Nos equivocaríamos, sin embargo, si atribuyéramos (únicamente) a un estado de ánimo el decaimiento en la asistencia al evento de Foronda. Entre otras cuestiones, porque bonanzas electorales más o menos recientes tampoco se han correspondido con grandes multitudes como las de décadas atrás. Pinchazos en asistencias se suceden en nuestro entorno de manera frecuente, independientemente de la (aparente) fortaleza de los movimientos políticos y sociales que convocaran los actos. Recordamos con cierta melancolía aquellas campañas en las que el velódromo de Anoeta era testigo de una curiosa pugna entre partidos, que han dejado ya atrás los grandes espacios como práctica habitual de mitineo.

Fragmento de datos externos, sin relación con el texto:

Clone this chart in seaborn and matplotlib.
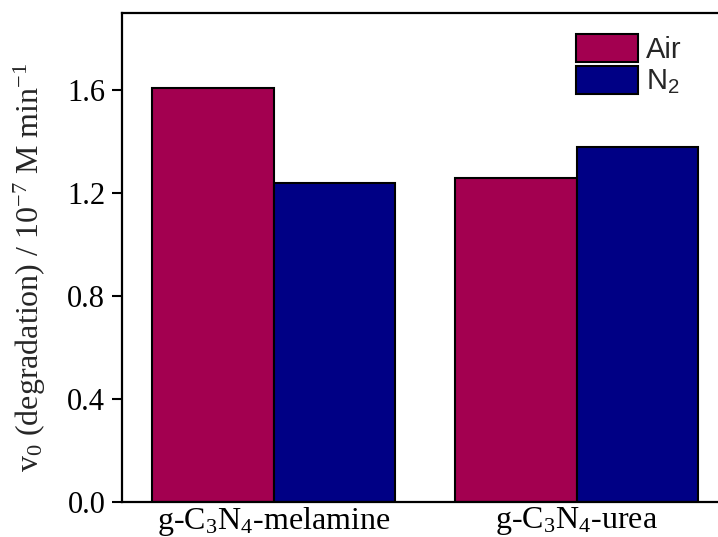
import matplotlib
matplotlib.use("Agg")
import matplotlib.pyplot as plt
import seaborn as sns
import pandas as pd

# Initial degradation rates of the two carbon nitride samples
samples = [r"g-C$_3$N$_4$-melamine", r"g-C$_3$N$_4$-urea"]
atmospheres = ["Air", r"N$_\mathsf{2}$"]
rate_air = [1.61, 1.26]
rate_n2 = [1.24, 1.38]
yticks = [0.0, 0.4, 0.8, 1.2, 1.6]
colors = ["#A30050", "#000085"]

sns.set_theme(style="ticks")
plt.rcParams["font.family"] = ["Liberation Serif", "DejaVu Serif"]
plt.rcParams["mathtext.fontset"] = "custom"
plt.rcParams["mathtext.rm"] = "Liberation Serif"
plt.rcParams["mathtext.it"] = "Liberation Serif:italic"
plt.rcParams["mathtext.bf"] = "Liberation Serif:bold"
plt.rcParams["mathtext.sf"] = "Liberation Sans"

df = pd.DataFrame({
    "sample": samples * 2,
    "atmosphere": [atmospheres[0]] * len(samples) + [atmospheres[1]] * len(samples),
    "rate": rate_air + rate_n2,
})

fig = plt.figure(figsize=(7.18, 5.37), dpi=100)
ax = fig.add_axes([122 / 718, 1 - 502 / 537, 606 / 718, 489 / 537])

sns.barplot(data=df, x="sample", y="rate", hue="atmosphere",
            order=samples, hue_order=atmospheres, palette=colors,
            width=0.8, edgecolor="black", linewidth=1.5, saturation=1,
            errorbar=None, ax=ax)

ax.set_xlim(-0.5, 1.5)
ax.set_ylim(0, 1.9)
ax.set_yticks(yticks)
ax.set_yticklabels([f"{t:.1f}" for t in yticks])
ax.set_xlabel("")
ax.set_ylabel(r"v$_0$ (degradation) / 10$^{-7}$ M min$^{-1}$", fontsize=23)
ax.yaxis.set_label_coords(-0.122, 0.479)

for side in ["left", "bottom", "top"]:
    ax.spines[side].set_linewidth(1.6)
    ax.spines[side].set_color("black")
ax.spines["right"].set_visible(False)

ax.tick_params(axis="y", direction="out", length=7, width=1.5, labelsize=22,
               colors="black", pad=5)
ax.tick_params(axis="x", length=0, labelsize=23, colors="black", pad=2)

leg = ax.legend(loc="upper left", bbox_to_anchor=(0.716, 0.999),
                frameon=False, handlelength=2.1, handleheight=1.1,
                handletextpad=0.3, labelspacing=0.08, borderpad=0.2,
                prop={"family": "Liberation Sans", "size": 21})
for h in leg.legend_handles:
    h.set_edgecolor("black")
    h.set_linewidth(1.5)

fig.savefig("out.png", dpi=100)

Asistimos en el fondo a un impresionante cambio social que está arrasando con (casi) todo, no sólo con una manera determinada de vivir la política. Hacen bien los jelkides en mantener su fiesta y tratar de fortalecerla; pero, para evitar disgustos, deberían asumir –si no lo han hecho ya– que aquellos lustrosos tiempos no volverán. Dicen los expertos que la nostalgia no es mala, que interviene como un almacén de emociones positivas que ayuda a afrontar mejor el futuro. No soy nadie para discutirlo. Sólo matizaría que, como en tantas otras cosas, el problema tal vez esté en la dosis.